***** Raw data *****

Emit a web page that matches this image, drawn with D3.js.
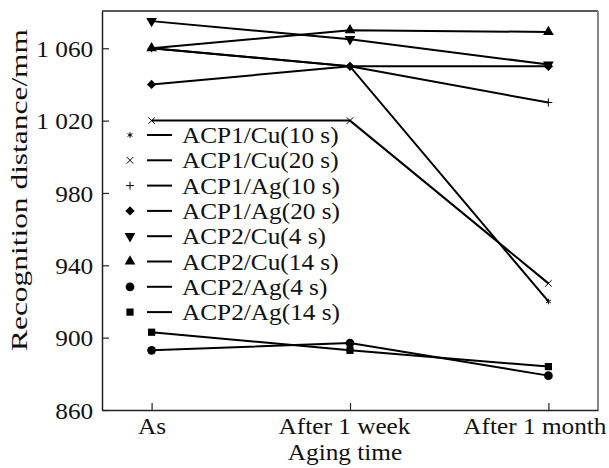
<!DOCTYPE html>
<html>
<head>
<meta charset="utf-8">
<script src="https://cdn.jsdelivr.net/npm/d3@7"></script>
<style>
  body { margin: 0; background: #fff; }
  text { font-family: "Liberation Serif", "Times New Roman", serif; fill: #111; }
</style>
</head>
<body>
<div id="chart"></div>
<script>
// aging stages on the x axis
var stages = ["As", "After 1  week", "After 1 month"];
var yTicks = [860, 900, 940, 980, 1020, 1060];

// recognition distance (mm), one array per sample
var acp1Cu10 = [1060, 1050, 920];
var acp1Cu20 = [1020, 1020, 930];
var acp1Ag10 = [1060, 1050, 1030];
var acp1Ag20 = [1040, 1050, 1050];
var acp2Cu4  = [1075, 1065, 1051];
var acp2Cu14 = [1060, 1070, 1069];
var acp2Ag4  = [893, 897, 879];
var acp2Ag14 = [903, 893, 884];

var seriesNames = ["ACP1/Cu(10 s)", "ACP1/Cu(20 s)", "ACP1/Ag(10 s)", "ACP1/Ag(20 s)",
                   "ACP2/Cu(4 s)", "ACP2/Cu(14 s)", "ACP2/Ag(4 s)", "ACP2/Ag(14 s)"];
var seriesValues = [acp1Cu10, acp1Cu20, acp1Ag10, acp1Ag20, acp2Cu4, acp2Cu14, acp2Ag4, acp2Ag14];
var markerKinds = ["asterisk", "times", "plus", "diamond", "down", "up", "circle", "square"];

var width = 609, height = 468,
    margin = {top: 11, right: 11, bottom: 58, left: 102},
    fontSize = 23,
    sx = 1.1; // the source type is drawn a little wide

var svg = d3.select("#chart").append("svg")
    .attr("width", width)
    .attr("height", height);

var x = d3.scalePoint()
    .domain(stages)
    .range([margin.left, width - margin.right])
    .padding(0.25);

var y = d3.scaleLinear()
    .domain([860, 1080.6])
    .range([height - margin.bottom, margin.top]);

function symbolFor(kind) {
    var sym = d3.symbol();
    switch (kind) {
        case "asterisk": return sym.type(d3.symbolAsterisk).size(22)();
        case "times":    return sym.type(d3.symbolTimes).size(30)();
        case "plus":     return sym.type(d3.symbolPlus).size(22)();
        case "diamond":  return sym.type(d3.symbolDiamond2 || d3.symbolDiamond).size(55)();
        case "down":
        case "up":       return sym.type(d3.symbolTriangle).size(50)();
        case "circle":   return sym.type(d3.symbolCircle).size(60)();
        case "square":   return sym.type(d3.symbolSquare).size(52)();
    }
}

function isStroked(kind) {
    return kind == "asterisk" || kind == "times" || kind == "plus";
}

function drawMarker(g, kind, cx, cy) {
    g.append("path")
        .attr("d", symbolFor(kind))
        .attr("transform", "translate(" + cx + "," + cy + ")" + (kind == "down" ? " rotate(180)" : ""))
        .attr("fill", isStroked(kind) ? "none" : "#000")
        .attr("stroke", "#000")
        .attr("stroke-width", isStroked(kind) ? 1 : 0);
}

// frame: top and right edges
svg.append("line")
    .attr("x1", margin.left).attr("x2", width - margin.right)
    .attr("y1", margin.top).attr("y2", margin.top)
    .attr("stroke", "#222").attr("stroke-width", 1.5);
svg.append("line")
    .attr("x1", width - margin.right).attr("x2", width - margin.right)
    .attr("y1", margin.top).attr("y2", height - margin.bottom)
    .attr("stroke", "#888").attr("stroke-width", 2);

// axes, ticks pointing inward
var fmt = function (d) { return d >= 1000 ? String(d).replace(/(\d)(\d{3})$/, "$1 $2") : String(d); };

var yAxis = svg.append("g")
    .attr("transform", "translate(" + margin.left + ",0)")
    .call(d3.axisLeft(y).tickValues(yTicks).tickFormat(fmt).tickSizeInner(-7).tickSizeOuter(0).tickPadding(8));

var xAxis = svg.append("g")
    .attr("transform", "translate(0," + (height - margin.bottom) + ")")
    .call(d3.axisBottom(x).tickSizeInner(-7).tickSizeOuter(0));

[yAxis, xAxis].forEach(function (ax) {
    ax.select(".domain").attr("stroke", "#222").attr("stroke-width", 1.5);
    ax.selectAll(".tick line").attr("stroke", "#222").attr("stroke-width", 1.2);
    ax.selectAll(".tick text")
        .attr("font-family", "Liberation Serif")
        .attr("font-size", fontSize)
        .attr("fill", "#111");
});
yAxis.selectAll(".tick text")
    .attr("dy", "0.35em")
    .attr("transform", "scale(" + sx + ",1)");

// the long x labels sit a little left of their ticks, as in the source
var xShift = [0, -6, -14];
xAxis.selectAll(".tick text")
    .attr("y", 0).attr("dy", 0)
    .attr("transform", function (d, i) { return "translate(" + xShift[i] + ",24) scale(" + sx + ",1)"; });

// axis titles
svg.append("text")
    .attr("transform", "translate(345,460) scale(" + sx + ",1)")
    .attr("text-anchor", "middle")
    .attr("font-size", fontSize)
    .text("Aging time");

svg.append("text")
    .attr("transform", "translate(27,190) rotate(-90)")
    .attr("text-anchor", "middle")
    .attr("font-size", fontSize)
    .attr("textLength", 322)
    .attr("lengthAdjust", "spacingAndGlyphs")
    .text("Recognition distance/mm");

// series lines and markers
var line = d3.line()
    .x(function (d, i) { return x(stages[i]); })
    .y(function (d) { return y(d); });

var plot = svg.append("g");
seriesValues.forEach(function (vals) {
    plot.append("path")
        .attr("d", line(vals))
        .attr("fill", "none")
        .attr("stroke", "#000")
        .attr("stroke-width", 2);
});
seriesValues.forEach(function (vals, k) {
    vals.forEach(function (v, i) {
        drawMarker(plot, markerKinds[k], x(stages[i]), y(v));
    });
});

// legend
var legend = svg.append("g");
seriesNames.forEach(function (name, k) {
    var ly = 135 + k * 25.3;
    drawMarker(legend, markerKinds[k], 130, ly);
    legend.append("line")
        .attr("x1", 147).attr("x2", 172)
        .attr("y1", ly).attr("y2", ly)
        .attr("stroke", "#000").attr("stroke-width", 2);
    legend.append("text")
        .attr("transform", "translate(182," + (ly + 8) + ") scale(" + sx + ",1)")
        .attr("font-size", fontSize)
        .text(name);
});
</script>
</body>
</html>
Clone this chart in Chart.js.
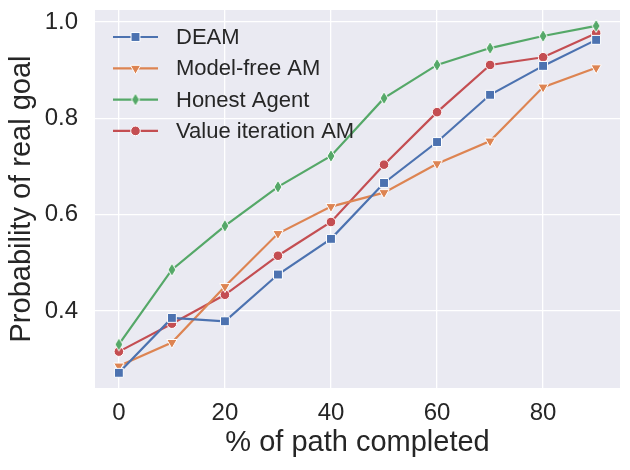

*****

- _Instructions for the task_
Repeat each entry exactly as it appears; skip any picture.

- _The solution_
Emit a web page that matches this image, drawn with D3.js.
<!DOCTYPE html>
<html>
<head>
<meta charset="utf-8">
<script src="https://cdn.jsdelivr.net/npm/d3@7"></script>
<style>
  body { margin: 0; background: #fff; }
  text { font-family: "Liberation Serif", "Times New Roman", serif; fill: #111; }
</style>
</head>
<body>
<div id="chart"></div>
<script>
// aging stages on the x axis
var stages = ["As", "After 1  week", "After 1 month"];
var yTicks = [860, 900, 940, 980, 1020, 1060];

// recognition distance (mm), one array per sample
var acp1Cu10 = [1060, 1050, 920];
var acp1Cu20 = [1020, 1020, 930];
var acp1Ag10 = [1060, 1050, 1030];
var acp1Ag20 = [1040, 1050, 1050];
var acp2Cu4  = [1075, 1065, 1051];
var acp2Cu14 = [1060, 1070, 1069];
var acp2Ag4  = [893, 897, 879];
var acp2Ag14 = [903, 893, 884];

var seriesNames = ["ACP1/Cu(10 s)", "ACP1/Cu(20 s)", "ACP1/Ag(10 s)", "ACP1/Ag(20 s)",
                   "ACP2/Cu(4 s)", "ACP2/Cu(14 s)", "ACP2/Ag(4 s)", "ACP2/Ag(14 s)"];
var seriesValues = [acp1Cu10, acp1Cu20, acp1Ag10, acp1Ag20, acp2Cu4, acp2Cu14, acp2Ag4, acp2Ag14];
var markerKinds = ["asterisk", "times", "plus", "diamond", "down", "up", "circle", "square"];

var width = 609, height = 468,
    margin = {top: 11, right: 11, bottom: 58, left: 102},
    fontSize = 23,
    sx = 1.1; // the source type is drawn a little wide

var svg = d3.select("#chart").append("svg")
    .attr("width", width)
    .attr("height", height);

var x = d3.scalePoint()
    .domain(stages)
    .range([margin.left, width - margin.right])
    .padding(0.25);

var y = d3.scaleLinear()
    .domain([860, 1080.6])
    .range([height - margin.bottom, margin.top]);

function symbolFor(kind) {
    var sym = d3.symbol();
    switch (kind) {
        case "asterisk": return sym.type(d3.symbolAsterisk).size(22)();
        case "times":    return sym.type(d3.symbolTimes).size(30)();
        case "plus":     return sym.type(d3.symbolPlus).size(22)();
        case "diamond":  return sym.type(d3.symbolDiamond2 || d3.symbolDiamond).size(55)();
        case "down":
        case "up":       return sym.type(d3.symbolTriangle).size(50)();
        case "circle":   return sym.type(d3.symbolCircle).size(60)();
        case "square":   return sym.type(d3.symbolSquare).size(52)();
    }
}

function isStroked(kind) {
    return kind == "asterisk" || kind == "times" || kind == "plus";
}

function drawMarker(g, kind, cx, cy) {
    g.append("path")
        .attr("d", symbolFor(kind))
        .attr("transform", "translate(" + cx + "," + cy + ")" + (kind == "down" ? " rotate(180)" : ""))
        .attr("fill", isStroked(kind) ? "none" : "#000")
        .attr("stroke", "#000")
        .attr("stroke-width", isStroked(kind) ? 1 : 0);
}

// frame: top and right edges
svg.append("line")
    .attr("x1", margin.left).attr("x2", width - margin.right)
    .attr("y1", margin.top).attr("y2", margin.top)
    .attr("stroke", "#222").attr("stroke-width", 1.5);
svg.append("line")
    .attr("x1", width - margin.right).attr("x2", width - margin.right)
    .attr("y1", margin.top).attr("y2", height - margin.bottom)
    .attr("stroke", "#888").attr("stroke-width", 2);

// axes, ticks pointing inward
var fmt = function (d) { return d >= 1000 ? String(d).replace(/(\d)(\d{3})$/, "$1 $2") : String(d); };

var yAxis = svg.append("g")
    .attr("transform", "translate(" + margin.left + ",0)")
    .call(d3.axisLeft(y).tickValues(yTicks).tickFormat(fmt).tickSizeInner(-7).tickSizeOuter(0).tickPadding(8));

var xAxis = svg.append("g")
    .attr("transform", "translate(0," + (height - margin.bottom) + ")")
    .call(d3.axisBottom(x).tickSizeInner(-7).tickSizeOuter(0));

[yAxis, xAxis].forEach(function (ax) {
    ax.select(".domain").attr("stroke", "#222").attr("stroke-width", 1.5);
    ax.selectAll(".tick line").attr("stroke", "#222").attr("stroke-width", 1.2);
    ax.selectAll(".tick text")
        .attr("font-family", "Liberation Serif")
        .attr("font-size", fontSize)
        .attr("fill", "#111");
});
yAxis.selectAll(".tick text")
    .attr("dy", "0.35em")
    .attr("transform", "scale(" + sx + ",1)");

// the long x labels sit a little left of their ticks, as in the source
var xShift = [0, -6, -14];
xAxis.selectAll(".tick text")
    .attr("y", 0).attr("dy", 0)
    .attr("transform", function (d, i) { return "translate(" + xShift[i] + ",24) scale(" + sx + ",1)"; });

// axis titles
svg.append("text")
    .attr("transform", "translate(345,460) scale(" + sx + ",1)")
    .attr("text-anchor", "middle")
    .attr("font-size", fontSize)
    .text("Aging time");

svg.append("text")
    .attr("transform", "translate(27,190) rotate(-90)")
    .attr("text-anchor", "middle")
    .attr("font-size", fontSize)
    .attr("textLength", 322)
    .attr("lengthAdjust", "spacingAndGlyphs")
    .text("Recognition distance/mm");

// series lines and markers
var line = d3.line()
    .x(function (d, i) { return x(stages[i]); })
    .y(function (d) { return y(d); });

var plot = svg.append("g");
seriesValues.forEach(function (vals) {
    plot.append("path")
        .attr("d", line(vals))
        .attr("fill", "none")
        .attr("stroke", "#000")
        .attr("stroke-width", 2);
});
seriesValues.forEach(function (vals, k) {
    vals.forEach(function (v, i) {
        drawMarker(plot, markerKinds[k], x(stages[i]), y(v));
    });
});

// legend
var legend = svg.append("g");
seriesNames.forEach(function (name, k) {
    var ly = 135 + k * 25.3;
    drawMarker(legend, markerKinds[k], 130, ly);
    legend.append("line")
        .attr("x1", 147).attr("x2", 172)
        .attr("y1", ly).attr("y2", ly)
        .attr("stroke", "#000").attr("stroke-width", 2);
    legend.append("text")
        .attr("transform", "translate(182," + (ly + 8) + ") scale(" + sx + ",1)")
        .attr("font-size", fontSize)
        .text(name);
});
</script>
</body>
</html>
Clone this chart in Chart.js.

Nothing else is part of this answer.